Among the entries below, extract exactly the lines that run from the one with "Recreate this image" through the one with "future_x = 24", both ends included.

#####

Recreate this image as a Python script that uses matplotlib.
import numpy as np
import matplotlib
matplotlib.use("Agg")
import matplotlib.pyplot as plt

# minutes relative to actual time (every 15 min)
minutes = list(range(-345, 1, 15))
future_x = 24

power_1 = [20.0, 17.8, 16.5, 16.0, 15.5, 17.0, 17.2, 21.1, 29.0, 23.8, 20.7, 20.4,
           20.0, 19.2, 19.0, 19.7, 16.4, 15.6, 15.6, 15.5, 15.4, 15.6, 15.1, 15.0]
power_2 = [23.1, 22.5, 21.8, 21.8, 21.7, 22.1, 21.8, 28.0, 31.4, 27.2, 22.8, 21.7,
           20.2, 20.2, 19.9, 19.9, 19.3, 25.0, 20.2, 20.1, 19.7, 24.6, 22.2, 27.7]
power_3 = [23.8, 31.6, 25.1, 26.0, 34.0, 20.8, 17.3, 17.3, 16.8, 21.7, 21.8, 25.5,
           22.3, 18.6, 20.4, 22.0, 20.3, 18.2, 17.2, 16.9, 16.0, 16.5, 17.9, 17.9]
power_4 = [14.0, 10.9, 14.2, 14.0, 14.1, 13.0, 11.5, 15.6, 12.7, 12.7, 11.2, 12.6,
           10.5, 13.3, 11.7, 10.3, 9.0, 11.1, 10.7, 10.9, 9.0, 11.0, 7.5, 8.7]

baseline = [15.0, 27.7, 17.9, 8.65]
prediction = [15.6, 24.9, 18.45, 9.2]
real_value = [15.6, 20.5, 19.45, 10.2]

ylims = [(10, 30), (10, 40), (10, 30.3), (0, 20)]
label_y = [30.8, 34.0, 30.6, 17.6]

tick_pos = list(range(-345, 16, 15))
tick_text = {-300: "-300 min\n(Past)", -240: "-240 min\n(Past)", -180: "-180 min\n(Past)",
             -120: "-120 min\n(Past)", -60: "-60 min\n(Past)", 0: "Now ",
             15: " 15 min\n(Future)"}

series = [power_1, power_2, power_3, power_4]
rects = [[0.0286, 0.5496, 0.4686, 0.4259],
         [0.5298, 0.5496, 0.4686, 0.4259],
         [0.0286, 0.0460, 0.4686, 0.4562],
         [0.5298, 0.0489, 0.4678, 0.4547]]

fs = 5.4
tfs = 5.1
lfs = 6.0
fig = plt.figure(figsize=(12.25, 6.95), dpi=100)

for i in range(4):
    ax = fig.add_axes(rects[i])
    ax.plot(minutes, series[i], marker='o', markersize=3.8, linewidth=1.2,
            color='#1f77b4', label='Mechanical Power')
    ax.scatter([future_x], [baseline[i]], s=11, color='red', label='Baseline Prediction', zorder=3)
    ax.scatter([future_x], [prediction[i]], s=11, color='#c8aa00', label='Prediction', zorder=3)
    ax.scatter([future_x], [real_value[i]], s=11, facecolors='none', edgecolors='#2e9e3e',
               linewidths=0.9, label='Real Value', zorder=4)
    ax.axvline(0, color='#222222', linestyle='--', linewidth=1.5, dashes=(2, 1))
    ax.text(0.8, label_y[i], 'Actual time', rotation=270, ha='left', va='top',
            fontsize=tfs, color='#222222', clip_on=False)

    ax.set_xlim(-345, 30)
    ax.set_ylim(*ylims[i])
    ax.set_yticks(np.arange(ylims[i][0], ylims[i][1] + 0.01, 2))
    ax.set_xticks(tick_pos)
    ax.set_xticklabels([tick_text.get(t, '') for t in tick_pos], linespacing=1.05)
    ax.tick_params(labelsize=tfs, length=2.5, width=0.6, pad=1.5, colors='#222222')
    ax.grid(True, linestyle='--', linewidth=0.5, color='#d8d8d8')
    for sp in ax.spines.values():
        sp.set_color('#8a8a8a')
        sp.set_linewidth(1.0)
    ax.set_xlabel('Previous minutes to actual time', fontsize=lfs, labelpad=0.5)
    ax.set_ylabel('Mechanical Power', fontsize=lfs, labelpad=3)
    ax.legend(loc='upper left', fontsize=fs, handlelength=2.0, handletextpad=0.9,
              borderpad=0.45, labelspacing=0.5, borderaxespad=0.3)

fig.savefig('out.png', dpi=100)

#####

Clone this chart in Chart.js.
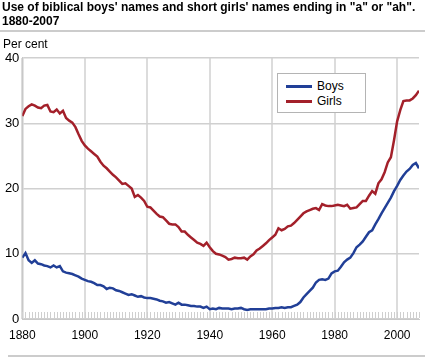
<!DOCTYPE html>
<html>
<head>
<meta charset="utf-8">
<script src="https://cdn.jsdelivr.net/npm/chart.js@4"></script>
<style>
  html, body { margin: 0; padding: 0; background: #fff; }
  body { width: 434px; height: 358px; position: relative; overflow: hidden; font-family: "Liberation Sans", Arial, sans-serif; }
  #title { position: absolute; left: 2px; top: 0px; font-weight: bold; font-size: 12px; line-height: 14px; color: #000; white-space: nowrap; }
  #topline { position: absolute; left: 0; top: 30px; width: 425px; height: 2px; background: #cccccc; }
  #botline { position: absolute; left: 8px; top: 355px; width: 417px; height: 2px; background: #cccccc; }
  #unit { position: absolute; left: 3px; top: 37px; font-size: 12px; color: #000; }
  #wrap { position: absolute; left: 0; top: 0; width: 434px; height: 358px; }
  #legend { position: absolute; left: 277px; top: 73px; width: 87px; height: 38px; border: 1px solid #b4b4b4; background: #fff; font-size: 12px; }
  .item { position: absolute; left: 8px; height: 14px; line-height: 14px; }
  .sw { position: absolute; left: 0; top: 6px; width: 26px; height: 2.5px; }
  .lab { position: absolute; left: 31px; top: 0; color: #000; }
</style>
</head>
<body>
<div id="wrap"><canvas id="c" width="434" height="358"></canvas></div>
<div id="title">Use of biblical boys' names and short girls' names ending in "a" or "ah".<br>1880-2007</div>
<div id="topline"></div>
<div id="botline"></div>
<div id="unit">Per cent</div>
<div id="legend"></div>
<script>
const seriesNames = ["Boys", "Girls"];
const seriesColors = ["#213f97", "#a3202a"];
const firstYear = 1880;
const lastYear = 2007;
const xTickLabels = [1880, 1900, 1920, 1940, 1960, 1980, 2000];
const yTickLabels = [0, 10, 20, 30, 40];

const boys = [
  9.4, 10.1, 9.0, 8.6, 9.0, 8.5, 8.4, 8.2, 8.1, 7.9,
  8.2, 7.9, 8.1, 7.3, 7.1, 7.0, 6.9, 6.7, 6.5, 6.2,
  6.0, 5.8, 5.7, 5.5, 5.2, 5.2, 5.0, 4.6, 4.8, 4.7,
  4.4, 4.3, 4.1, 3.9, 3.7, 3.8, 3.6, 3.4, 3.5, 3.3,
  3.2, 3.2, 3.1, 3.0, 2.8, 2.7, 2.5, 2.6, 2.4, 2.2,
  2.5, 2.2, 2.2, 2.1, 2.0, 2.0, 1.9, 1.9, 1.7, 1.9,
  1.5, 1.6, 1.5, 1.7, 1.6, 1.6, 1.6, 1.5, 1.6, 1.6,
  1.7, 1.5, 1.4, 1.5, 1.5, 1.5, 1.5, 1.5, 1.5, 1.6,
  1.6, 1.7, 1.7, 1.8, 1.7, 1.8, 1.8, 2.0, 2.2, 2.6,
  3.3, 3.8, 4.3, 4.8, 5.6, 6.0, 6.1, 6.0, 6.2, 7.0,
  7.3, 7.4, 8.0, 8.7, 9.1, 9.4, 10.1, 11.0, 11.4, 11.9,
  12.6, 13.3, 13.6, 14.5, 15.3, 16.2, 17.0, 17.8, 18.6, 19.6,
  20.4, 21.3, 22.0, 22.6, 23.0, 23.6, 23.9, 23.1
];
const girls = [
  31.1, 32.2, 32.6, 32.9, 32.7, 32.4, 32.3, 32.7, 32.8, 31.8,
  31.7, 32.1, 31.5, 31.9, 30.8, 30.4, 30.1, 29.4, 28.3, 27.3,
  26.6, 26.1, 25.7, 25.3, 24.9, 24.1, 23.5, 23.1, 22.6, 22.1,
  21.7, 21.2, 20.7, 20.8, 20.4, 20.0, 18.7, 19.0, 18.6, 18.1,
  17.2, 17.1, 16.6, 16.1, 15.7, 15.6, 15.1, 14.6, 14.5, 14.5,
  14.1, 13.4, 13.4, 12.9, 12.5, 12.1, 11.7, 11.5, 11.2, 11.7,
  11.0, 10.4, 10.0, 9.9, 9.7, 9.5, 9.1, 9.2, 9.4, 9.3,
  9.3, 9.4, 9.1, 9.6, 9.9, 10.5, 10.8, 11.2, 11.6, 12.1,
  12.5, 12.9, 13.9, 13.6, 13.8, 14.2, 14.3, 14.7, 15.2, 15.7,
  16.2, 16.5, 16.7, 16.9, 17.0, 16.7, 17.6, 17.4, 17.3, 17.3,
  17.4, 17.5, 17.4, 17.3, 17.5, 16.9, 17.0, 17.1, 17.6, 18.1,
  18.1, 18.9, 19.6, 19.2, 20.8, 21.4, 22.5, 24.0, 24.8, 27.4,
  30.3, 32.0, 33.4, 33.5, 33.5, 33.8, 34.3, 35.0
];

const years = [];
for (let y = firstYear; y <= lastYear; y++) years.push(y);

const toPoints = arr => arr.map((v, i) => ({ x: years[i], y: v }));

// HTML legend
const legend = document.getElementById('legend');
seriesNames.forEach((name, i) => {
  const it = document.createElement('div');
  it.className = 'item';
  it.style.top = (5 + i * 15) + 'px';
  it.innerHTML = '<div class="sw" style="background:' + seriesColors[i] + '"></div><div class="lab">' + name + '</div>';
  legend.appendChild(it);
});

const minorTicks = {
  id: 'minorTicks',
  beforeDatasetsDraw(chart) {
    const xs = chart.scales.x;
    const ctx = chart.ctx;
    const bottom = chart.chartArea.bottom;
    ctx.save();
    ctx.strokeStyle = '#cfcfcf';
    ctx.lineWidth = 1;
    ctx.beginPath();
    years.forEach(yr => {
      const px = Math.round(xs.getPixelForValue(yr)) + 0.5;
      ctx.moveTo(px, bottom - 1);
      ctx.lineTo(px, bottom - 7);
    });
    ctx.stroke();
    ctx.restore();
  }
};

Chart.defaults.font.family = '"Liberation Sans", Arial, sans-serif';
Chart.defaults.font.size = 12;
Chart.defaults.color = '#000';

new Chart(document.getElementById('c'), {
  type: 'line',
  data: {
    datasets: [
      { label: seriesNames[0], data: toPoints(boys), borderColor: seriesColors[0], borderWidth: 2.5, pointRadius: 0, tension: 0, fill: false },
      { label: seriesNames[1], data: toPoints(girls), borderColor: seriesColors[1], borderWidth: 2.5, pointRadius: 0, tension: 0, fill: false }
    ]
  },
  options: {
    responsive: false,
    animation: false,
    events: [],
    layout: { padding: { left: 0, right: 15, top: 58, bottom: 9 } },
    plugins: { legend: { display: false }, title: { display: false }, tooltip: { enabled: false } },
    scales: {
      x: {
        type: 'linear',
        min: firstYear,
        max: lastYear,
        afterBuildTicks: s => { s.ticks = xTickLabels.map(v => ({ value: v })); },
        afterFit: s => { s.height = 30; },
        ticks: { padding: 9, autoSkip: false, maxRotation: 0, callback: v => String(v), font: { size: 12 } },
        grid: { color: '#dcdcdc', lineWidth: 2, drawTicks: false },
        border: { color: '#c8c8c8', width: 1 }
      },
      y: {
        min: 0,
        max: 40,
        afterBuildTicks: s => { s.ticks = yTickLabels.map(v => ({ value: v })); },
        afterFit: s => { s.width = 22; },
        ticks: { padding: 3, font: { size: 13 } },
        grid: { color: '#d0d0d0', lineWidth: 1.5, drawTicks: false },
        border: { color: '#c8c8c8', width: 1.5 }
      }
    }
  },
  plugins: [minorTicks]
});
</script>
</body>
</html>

#####

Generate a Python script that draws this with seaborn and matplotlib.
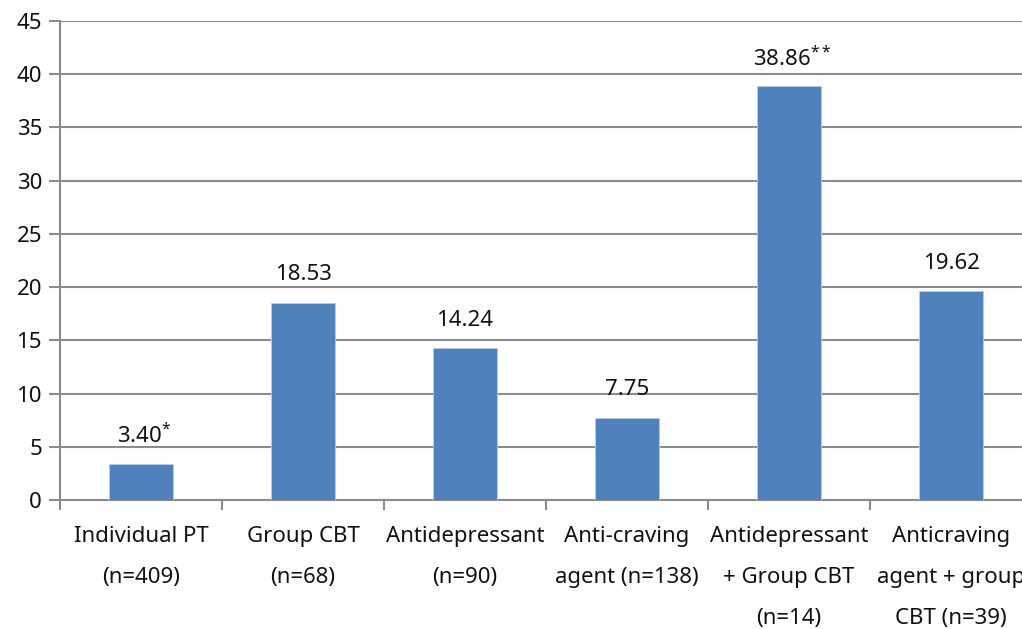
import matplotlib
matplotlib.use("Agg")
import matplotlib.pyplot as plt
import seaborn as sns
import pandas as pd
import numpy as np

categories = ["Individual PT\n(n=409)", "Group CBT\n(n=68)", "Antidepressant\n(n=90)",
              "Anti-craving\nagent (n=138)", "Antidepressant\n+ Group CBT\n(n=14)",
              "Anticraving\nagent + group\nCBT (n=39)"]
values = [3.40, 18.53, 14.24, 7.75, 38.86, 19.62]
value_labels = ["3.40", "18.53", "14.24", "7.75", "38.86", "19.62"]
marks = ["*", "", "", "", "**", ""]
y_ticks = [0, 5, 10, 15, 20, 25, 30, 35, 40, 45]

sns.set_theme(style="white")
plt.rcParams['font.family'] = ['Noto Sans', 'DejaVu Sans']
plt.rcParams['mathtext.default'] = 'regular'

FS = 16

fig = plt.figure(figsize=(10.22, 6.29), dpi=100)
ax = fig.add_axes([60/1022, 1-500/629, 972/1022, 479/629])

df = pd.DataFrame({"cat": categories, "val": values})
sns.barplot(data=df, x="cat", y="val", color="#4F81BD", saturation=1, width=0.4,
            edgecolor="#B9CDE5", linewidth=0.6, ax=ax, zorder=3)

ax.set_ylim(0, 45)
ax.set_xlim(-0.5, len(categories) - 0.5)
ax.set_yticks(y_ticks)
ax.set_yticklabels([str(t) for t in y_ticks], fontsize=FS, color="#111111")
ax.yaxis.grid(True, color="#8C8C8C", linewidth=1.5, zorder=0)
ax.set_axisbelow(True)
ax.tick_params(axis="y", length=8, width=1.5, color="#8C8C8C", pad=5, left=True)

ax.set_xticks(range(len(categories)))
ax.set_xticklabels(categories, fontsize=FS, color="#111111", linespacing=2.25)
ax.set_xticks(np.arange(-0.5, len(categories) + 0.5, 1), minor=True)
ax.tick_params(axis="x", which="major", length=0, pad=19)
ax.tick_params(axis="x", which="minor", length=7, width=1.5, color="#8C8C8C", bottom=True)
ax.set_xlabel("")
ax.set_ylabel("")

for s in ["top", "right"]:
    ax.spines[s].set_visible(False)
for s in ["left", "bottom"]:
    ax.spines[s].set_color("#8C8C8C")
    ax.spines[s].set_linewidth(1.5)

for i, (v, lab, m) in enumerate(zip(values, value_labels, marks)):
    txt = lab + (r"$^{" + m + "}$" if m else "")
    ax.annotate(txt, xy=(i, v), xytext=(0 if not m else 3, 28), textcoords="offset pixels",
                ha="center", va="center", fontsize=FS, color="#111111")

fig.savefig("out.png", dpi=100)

#####

■ Task answer:
Recreate this image as a Python script that uses matplotlib.
import numpy as np
import matplotlib
matplotlib.use("Agg")
import matplotlib.pyplot as plt

# minutes relative to actual time (every 15 min)
minutes = list(range(-345, 1, 15))
future_x = 24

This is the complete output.